Meeting the Moment

By Zoie Valencia, TSN’s Summer 2025 Intern

With each day, more individuals take a courageous stand for the truth and pursue accountability for systemic abuses of power and privilege. In fiscal year 2024, the Securities and Exchange Commission reported a record number of whistleblower tips, while the Department of Justice recorded the highest number of qui tam lawsuits filed in a single year. This trend has carried over into the first half of 2025, as The Signals Network has seen a 289% year-over-year increase in requests received from whistleblowers seeking assistance, with a majority of those requests coming from within the United States.

As this number grows, however, the number of challenges these individuals face do too—a fact that has been most apparent at the government agencies positioned to ensure accountability. In recent months, the Department of Homeland Security has dramatically increased its use of polygraph tests to “search for leaks;” numerous Environmental Protection Agency employees were put on leave after signing a letter critical of current policies; and whistleblower complaints have reportedly gone untouched at the Justice Department inspector general’s office. Meanwhile, the independent oversight mechanisms within these agencies are still recovering from the mass firings that took place earlier this year. It is in this moment that we find ourselves confronted with a disquieting reality: this is a system that is resistant to the truth.

And a system that is resistant to the truth is a system that is not built for accountability.

For whistleblowers, this reality is the ultimate betrayal. Government oversight bodies are marketed as safe havens for information that furthers the public interest. When whistleblowers come forward, at great personal risk, to deliver their revelations to these bodies, they fully expect their information to be used to halt the wrongdoing they witnessed in its tracks. But when these systems fail to address these disclosures, or provide inadequate protections for those that come forward, they alienate those willing to stand for what’s right and decimate the public’s last line of defense from widespread harm from abuses of power.

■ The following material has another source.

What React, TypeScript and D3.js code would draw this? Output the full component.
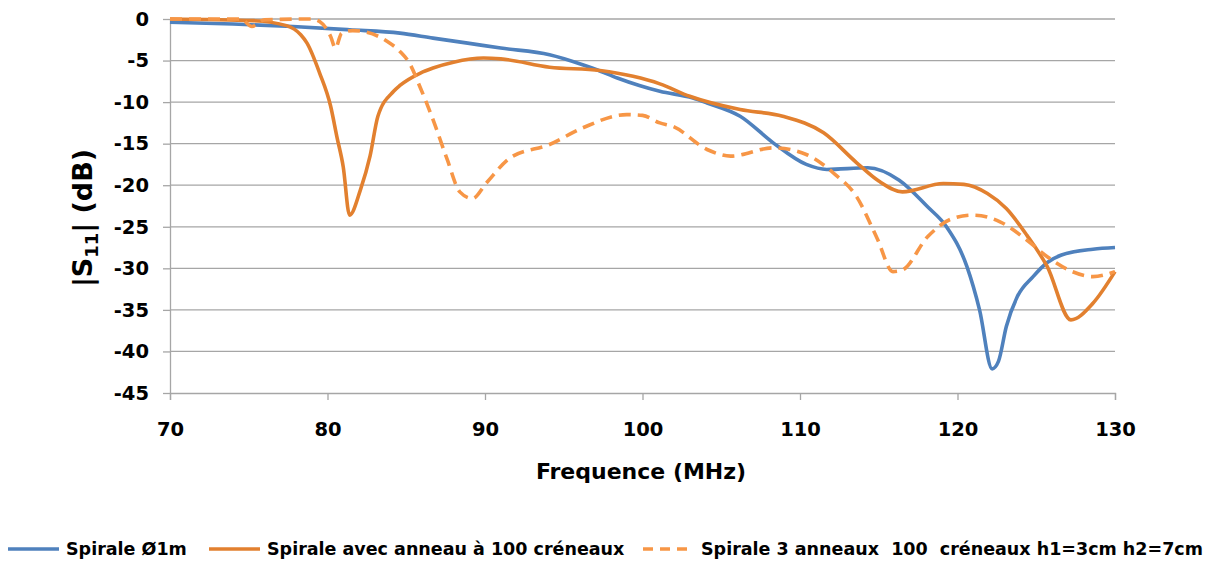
import React, { useEffect, useRef } from "react";
import * as d3 from "d3";

// ─── Data ────────────────────────────────────────────────────────────────────
const xTicks = [70, 80, 90, 100, 110, 120, 130];
const yTicks = [0, -5, -10, -15, -20, -25, -30, -35, -40, -45];

const seriesNames = [
  "Spirale Ø1m",
  "Spirale avec anneau à 100 créneaux",
  "Spirale 3 anneaux  100  créneaux h1=3cm h2=7cm",
];

const spiraleFreq = [
  70, 74, 77.8, 81.4, 84.6, 86.7, 88.9, 91, 94.1, 96.2, 97.1, 98.4, 99.8, 101.1,
  103.2, 104.1, 106.2, 108.3, 110.4, 111.7, 114.3, 116.3, 118.1, 119.3, 120.6,
  121.4, 122.2, 122.6, 123.1, 123.8, 124.8, 125.7, 126.6, 128.6, 130,
];
const spiraleDb = [
  -0.4, -0.6, -0.9, -1.3, -1.7, -2.3, -2.9, -3.5, -4.3, -5.5, -6.1, -7.1, -8.0, -8.7,
  -9.5, -10.1, -11.7, -14.9, -17.5, -18.1, -17.9, -19.4, -22.6, -25, -29.8,
  -35, -42.1, -41.2, -37, -33.4, -31, -29.3, -28.4, -27.7, -27.5,
];

const anneauFreq = [
  70, 75.3, 77.4, 78.3, 78.7, 79.5, 80.2, 80.6, 81, 81.4, 82.1, 82.7, 83.2, 84.2,
  84.6, 85.9, 86.7, 88, 89.9, 91, 94.1, 97.3, 99.4, 101.1, 103, 106.2, 108.9,
  111.5, 113.6, 115, 116.5, 119.1, 120.4, 121.9, 123.1, 124.4, 125.7, 127.2,
  128.6, 130,
];
const anneauDb = [
  0, -0.2, -0.8, -1.9, -2.9, -6.5, -10.5, -14.2, -17.8, -23.6, -20.5, -16.5, -11.7, -8.7,
  -8.0, -6.5, -5.9, -5.2, -4.7, -4.8, -5.8, -6.2, -6.9, -7.8, -9.3, -10.9, -11.7,
  -13.7, -17.3, -19.5, -20.8, -19.8, -19.9, -21, -22.8, -26, -29.8, -36.2,
  -34.2, -30.4,
];

const troisFreq = [
  70, 74.5, 75.2, 76, 79, 79.5, 80.2, 80.5, 80.9, 81.6, 82.5, 83.8, 84.6, 85.2,
  85.9, 86.7, 87.6, 88.4, 89.2, 90.1, 91.6, 94.1, 96.2, 99, 100, 101.1, 101.9,
  104.1, 105.6, 108.3, 110.4, 112.1, 113.6, 114.9, 115.9, 116.5, 118.1, 119.7,
  121, 122.7, 124.4, 125.7, 127.3, 128.6, 130,
];
const troisDb = [
  0, 0, -0.9, -0.1, 0, -0.3, -2.1, -3.5, -1.7, -1.4, -1.6, -2.7, -3.9, -5.3,
  -8.3, -12.1, -16.9, -20.8, -21.6, -19.7, -16.7, -15.1, -13.1, -11.5, -11.6, -12.5, -12.9,
  -15.7, -16.5, -15.5, -16.3, -18.5, -21.4, -26.4, -30.4, -30.2, -26.2, -24,
  -23.6, -24.4, -26.6, -28.6, -30.4, -31, -30.4,
];

// ─── Design tokens ───────────────────────────────────────────────────────────
const WIDTH = 1215;
const HEIGHT = 563;
const PLOT = { left: 170, right: 1115, top: 19, bottom: 393 };
const BLUE = "#4F81BD";
const ORANGE = "#E2802F";
const ORANGE_LIGHT = "#F79646";
const GRID = "#A6A6A6";
const TEXT = "#000000";
const FONT = "'DejaVu Sans', sans-serif";

export default function App() {
  const svgRef = useRef<SVGSVGElement>(null);

  useEffect(() => {
    const node = svgRef.current;
    if (!node) return;
    const svg = d3.select(node);
    svg.selectAll("*").remove();

    const x = d3.scaleLinear().domain([70, 130]).range([PLOT.left, PLOT.right]);
    const y = d3.scaleLinear().domain([-45, 0]).range([PLOT.bottom, PLOT.top]);

    // ── Horizontal grid ──
    svg
      .append("g")
      .selectAll("line")
      .data(yTicks.filter((t) => t !== -45))
      .join("line")
      .attr("x1", PLOT.left)
      .attr("x2", PLOT.right)
      .attr("y1", (d) => y(d))
      .attr("y2", (d) => y(d))
      .attr("stroke", GRID)
      .attr("stroke-width", 1.3);

    // ── Axes (plain hyphen for negatives, like the source) ──
    const fmt = (d: d3.NumberValue) => String(d);

    const xAxis = svg
      .append("g")
      .attr("transform", `translate(0,${PLOT.bottom})`)
      .call(
        d3.axisBottom(x).tickValues(xTicks).tickFormat(fmt).tickSize(7).tickSizeOuter(7).tickPadding(22),
      );
    xAxis.select(".domain").attr("stroke", GRID).attr("stroke-width", 1.3);
    xAxis.selectAll(".tick line").attr("stroke", GRID).attr("stroke-width", 1.3);
    xAxis
      .selectAll("text")
      .attr("fill", TEXT)
      .attr("font-family", FONT)
      .attr("font-weight", "bold")
      .attr("font-size", 19.5);

    const yAxis = svg
      .append("g")
      .attr("transform", `translate(${PLOT.left},0)`)
      .call(
        d3.axisLeft(y).tickValues(yTicks).tickFormat(fmt).tickSize(7).tickSizeOuter(0).tickPadding(14),
      );
    yAxis.select(".domain").attr("stroke", GRID).attr("stroke-width", 1.3);
    yAxis.selectAll(".tick line").attr("stroke", GRID).attr("stroke-width", 1.3);
    yAxis
      .selectAll("text")
      .attr("fill", TEXT)
      .attr("font-family", FONT)
      .attr("font-weight", "bold")
      .attr("font-size", 19.5);

    // ── Axis titles ──
    svg
      .append("text")
      .attr("x", 641)
      .attr("y", 479)
      .attr("text-anchor", "middle")
      .attr("font-family", FONT)
      .attr("font-weight", "bold")
      .attr("font-size", 22)
      .attr("fill", TEXT)
      .text("Frequence (MHz)");

    const yTitle = svg
      .append("text")
      .attr("transform", `translate(92,218) rotate(-90)`)
      .attr("text-anchor", "middle")
      .attr("font-family", FONT)
      .attr("font-weight", "bold")
      .attr("font-size", 27)
      .attr("fill", TEXT);
    yTitle.append("tspan").text("|S");
    yTitle.append("tspan").attr("font-size", 18).attr("dy", 6).text("11");
    yTitle.append("tspan").attr("dy", -6).text("| (dB)");

    // ── Series ──
    const series = [
      { freq: spiraleFreq, db: spiraleDb, color: BLUE, dash: null as string | null },
      { freq: anneauFreq, db: anneauDb, color: ORANGE, dash: null as string | null },
      { freq: troisFreq, db: troisDb, color: ORANGE_LIGHT, dash: "12,7" },
    ];

    const line = d3
      .line<[number, number]>()
      .x((d) => x(d[0]))
      .y((d) => y(d[1]))
      .curve(d3.curveMonotoneX);

    series.forEach((s) => {
      const pts = s.freq.map((f, i) => [f, s.db[i]] as [number, number]);
      svg
        .append("path")
        .datum(pts)
        .attr("d", line)
        .attr("fill", "none")
        .attr("stroke", s.color)
        .attr("stroke-width", 3.6)
        .attr("stroke-linejoin", "round")
        .attr("stroke-dasharray", s.dash);
    });

    // ── Legend ──
    const legendX = [8, 209, 643];
    const legendY = 549;
    series.forEach((s, i) => {
      const g = svg.append("g").attr("transform", `translate(${legendX[i]},${legendY})`);
      g.append("line")
        .attr("x1", 0)
        .attr("x2", 51)
        .attr("stroke", s.color)
        .attr("stroke-width", 3.6)
        .attr("stroke-dasharray", s.dash ? "10,7" : null);
      g.append("text")
        .attr("x", 58)
        .attr("y", 6)
        .attr("font-family", FONT)
        .attr("font-weight", "bold")
        .attr("font-size", 17.5)
        .attr("fill", TEXT)
        .style("white-space", "pre")
        .text(seriesNames[i]);
    });
  }, []);

  return (
    <svg
      ref={svgRef}
      width={WIDTH}
      height={HEIGHT}
      style={{ position: "absolute", left: 0, top: 0, background: "#fff" }}
    />
  );
}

We are left to wonder if these systems fail, how will whistleblowers adapt? Will they look to other spaces for support in their pursuit of accountability? Attorneys, non-profit organizations like The Signals Network and our partners, community advocates, journalists, and members of the public continue to dedicate their lives to supporting and protecting these individuals and the revelations they share for the public good. This uniquely challenging moment calls for more collaboration than ever before among all those who pursue truth, transparency, and accountability from government and corporate actors alike. Only together can we ensure that whistleblowers who risk everything to keep people safe and informed will not stand alone.